[Start]

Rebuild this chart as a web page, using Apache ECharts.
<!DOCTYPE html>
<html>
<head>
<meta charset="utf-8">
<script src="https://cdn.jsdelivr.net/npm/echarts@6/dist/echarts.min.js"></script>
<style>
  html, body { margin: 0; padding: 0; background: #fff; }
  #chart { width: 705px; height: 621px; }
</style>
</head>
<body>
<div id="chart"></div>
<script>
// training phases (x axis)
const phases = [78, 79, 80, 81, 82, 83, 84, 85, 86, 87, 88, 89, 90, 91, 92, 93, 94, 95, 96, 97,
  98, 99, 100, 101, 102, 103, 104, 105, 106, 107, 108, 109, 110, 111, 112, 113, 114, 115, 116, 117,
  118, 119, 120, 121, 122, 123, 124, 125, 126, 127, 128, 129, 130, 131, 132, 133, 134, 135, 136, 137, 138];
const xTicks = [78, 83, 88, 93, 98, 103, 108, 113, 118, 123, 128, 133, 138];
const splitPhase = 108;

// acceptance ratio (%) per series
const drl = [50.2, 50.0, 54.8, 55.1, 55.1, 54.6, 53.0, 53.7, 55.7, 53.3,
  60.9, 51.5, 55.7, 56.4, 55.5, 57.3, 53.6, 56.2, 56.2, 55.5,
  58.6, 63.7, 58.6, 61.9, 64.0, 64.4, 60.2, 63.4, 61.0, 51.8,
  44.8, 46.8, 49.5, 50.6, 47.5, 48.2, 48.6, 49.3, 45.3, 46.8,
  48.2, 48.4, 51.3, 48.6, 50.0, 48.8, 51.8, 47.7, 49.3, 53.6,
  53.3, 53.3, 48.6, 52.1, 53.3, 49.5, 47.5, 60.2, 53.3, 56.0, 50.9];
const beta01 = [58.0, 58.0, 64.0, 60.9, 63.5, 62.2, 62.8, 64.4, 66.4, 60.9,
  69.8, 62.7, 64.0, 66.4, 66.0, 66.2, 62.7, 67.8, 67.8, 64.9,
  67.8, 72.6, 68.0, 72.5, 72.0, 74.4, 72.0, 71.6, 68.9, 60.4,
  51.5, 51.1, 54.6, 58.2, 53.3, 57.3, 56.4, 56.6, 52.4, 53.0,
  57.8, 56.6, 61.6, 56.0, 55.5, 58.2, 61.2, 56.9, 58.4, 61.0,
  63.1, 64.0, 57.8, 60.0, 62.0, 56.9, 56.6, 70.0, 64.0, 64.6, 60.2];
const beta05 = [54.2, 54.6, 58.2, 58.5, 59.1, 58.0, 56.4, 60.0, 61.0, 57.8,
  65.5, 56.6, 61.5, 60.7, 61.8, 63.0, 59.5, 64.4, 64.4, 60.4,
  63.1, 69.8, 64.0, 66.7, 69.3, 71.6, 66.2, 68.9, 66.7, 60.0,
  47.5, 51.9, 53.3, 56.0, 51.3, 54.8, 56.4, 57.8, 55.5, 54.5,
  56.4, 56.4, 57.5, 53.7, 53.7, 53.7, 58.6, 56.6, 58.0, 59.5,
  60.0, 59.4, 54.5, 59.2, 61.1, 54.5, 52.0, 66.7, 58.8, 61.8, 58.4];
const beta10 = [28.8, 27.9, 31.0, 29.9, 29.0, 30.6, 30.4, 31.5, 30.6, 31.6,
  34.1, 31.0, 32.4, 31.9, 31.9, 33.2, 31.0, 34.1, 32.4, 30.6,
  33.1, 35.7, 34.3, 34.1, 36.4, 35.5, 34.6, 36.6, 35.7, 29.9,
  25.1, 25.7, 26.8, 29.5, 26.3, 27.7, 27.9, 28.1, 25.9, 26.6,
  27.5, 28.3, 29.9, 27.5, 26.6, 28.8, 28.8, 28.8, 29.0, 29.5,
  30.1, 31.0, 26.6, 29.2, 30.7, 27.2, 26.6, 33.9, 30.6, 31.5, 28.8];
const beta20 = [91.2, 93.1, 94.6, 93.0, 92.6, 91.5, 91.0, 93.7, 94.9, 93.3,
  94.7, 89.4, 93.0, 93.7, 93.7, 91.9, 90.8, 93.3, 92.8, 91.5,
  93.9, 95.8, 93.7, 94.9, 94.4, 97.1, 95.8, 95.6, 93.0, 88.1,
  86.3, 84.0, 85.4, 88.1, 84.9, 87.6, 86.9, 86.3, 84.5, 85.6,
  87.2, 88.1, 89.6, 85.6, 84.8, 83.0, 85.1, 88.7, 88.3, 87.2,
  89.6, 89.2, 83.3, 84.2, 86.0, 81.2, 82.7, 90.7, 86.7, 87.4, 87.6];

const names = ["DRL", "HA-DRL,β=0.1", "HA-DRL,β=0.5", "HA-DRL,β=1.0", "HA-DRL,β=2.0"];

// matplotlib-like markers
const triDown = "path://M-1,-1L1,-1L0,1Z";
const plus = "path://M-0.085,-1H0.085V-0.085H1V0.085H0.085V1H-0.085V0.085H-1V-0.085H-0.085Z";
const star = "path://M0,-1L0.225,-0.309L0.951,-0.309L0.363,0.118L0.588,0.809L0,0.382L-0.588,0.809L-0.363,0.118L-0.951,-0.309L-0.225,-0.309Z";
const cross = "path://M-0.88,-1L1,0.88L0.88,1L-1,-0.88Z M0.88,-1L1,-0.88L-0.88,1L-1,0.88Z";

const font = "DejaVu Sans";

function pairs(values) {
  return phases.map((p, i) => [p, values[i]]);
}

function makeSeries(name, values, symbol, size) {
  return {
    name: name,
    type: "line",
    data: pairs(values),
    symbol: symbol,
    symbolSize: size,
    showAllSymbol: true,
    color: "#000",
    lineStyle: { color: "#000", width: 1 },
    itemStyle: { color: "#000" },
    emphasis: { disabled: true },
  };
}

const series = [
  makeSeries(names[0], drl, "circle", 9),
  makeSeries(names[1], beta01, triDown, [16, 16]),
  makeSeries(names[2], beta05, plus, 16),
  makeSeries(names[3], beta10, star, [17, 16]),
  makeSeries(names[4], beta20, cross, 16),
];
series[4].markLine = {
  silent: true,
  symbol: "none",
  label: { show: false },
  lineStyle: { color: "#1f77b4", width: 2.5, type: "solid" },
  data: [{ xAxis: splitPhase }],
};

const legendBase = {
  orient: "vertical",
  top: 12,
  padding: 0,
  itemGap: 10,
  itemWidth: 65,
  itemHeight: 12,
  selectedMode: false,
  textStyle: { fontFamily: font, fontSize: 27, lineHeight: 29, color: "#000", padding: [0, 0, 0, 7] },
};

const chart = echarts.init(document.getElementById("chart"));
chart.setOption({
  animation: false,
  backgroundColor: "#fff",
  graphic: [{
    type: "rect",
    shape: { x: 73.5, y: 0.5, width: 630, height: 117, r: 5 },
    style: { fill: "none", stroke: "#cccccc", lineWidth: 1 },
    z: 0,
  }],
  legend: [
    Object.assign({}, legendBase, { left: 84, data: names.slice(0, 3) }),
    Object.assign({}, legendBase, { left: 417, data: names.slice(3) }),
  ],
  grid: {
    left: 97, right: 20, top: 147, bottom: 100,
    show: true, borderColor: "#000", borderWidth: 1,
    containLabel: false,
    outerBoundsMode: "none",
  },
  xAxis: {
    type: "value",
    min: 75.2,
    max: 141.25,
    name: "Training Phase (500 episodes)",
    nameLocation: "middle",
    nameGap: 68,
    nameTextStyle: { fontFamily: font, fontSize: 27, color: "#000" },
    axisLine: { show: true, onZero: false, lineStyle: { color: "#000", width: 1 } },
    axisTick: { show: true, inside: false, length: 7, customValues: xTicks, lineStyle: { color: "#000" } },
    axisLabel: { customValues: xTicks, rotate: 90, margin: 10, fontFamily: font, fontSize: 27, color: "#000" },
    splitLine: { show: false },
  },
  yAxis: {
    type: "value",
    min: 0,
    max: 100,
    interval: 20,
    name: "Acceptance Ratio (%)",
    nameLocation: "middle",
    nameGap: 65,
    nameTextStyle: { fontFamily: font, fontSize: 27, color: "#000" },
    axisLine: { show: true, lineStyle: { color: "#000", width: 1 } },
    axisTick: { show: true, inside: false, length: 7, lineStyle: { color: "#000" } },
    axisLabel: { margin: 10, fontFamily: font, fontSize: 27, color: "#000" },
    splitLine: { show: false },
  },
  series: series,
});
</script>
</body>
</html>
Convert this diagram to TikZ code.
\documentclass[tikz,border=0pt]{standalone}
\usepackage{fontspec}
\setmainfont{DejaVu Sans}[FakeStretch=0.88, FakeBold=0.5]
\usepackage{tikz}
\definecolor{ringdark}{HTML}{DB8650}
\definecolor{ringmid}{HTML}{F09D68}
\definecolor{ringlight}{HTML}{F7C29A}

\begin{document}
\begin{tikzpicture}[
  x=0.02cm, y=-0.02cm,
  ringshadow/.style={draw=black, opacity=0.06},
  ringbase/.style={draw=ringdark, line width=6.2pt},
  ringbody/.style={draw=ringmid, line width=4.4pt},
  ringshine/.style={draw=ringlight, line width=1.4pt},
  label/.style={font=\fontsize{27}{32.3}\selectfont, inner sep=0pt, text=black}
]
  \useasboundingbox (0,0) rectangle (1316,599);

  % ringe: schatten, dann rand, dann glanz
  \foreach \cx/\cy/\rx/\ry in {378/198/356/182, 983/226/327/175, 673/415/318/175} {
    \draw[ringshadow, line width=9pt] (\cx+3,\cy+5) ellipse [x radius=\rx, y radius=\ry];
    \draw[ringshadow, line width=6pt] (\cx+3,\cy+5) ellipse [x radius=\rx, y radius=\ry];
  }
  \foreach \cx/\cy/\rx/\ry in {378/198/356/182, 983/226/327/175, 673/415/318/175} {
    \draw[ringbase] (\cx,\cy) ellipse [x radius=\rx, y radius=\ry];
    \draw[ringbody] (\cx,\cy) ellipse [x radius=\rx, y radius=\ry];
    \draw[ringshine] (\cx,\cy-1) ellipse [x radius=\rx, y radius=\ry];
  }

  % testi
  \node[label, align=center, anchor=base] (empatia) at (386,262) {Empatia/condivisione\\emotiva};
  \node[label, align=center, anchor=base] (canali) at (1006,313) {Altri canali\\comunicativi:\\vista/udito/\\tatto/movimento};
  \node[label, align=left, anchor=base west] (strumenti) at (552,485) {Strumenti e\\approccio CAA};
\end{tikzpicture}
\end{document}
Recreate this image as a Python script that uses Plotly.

[End]

# DIRECTION:
Copy, from the material, each line that holds the string "this".

# CORRECT RESPONSE:
Rebuild this chart as a web page, using Apache ECharts.
Convert this diagram to TikZ code.
Recreate this image as a Python script that uses Plotly.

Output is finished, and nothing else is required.